Maybe, I suggest, he should tell me about the kind of women he's meeting these days. "Now, at a club or something, you're just gonna meet girls that you fuck," he replies. "You give them your number, they come over late, they blow you. You fuck them. Whatever. Girls are not gonna be attracted to me necessarily by my looks, but because I'm smart, nice, and sensitive to them. Ninety-nine percent of guys are assholes who treat women very mean. I'm not the average guy who goes to The Red Onion and smacks his chick for looking the wrong way. But I gotta say, I imagine it would be interesting to go out with a girl who had her shit together. I've never been boyfriend-girlfriend with someone that is as successful as me or more successful. Every girl that I have gone out with has come from a very similar background: all from shitty homes, who don't know what they want out of life. I keep 'em up, take care of 'em. Kind of a father figure, but these girls are so fucked up. And then, I'm stuck with this baggage on my shoulders."

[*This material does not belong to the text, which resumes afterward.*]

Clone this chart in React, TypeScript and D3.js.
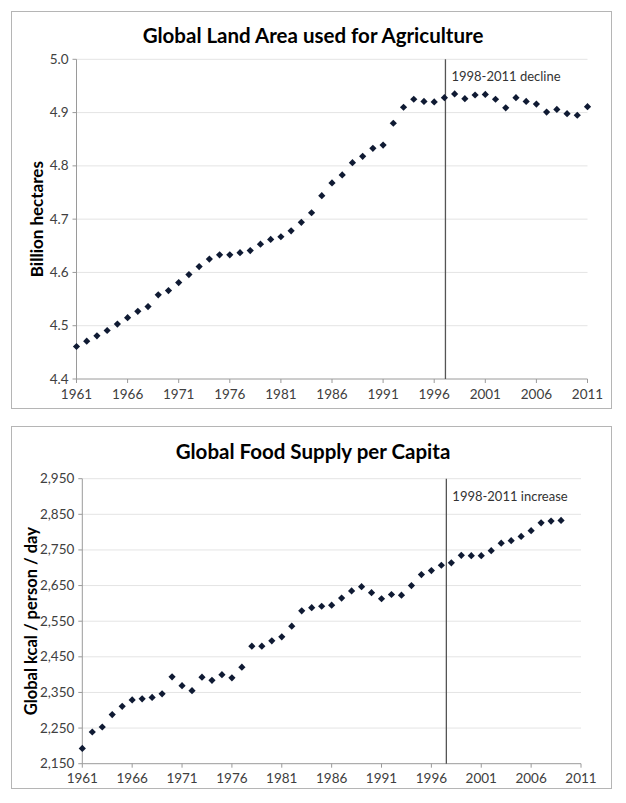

Since I know that he once had on his shoulders, among other places, the curvy, bosomy, adult-video performer Savannah, I ask Shore, "What's the deal with movie actors going out with porn stars?" "Do you know Charlie Sheen?" he asks. "Well, the reason Charlie Sheen liked going out with Ginger Lynn was because it was like dating himself: trash. He's trash. I'm trash. Guys are attracted to girls that are in porn. It's like a sickness, you know? See, guys just like to fuck and get sucked off by hot chicks. It's a phase that I went through and I guess he went through, too."

Shore suddenly hollers, "Grease! Grease!" --his nickname for his housemate, Bobby, an outgoing, burly guy --and when he walks in, Shore asks, "Do you have those little stand-ups of me and Savannah?" Grease is back in seconds, setting on the coffee table before us an array of six-inch-high cutout photos of Shore and Savannah, showing off their tans in various stages of undress. "We took those in Hawaii, like, two, three years ago," Shore recalls. "Aren't they cute? We just had a good time. My whole thing back then was, and is, that I really don't care what you do for a living, so long as you're cool. I'm less that way now, because I have more respect for myself than back then. I guess all this stuff with women relates to stuff with my mom. Me and my mom are very similar."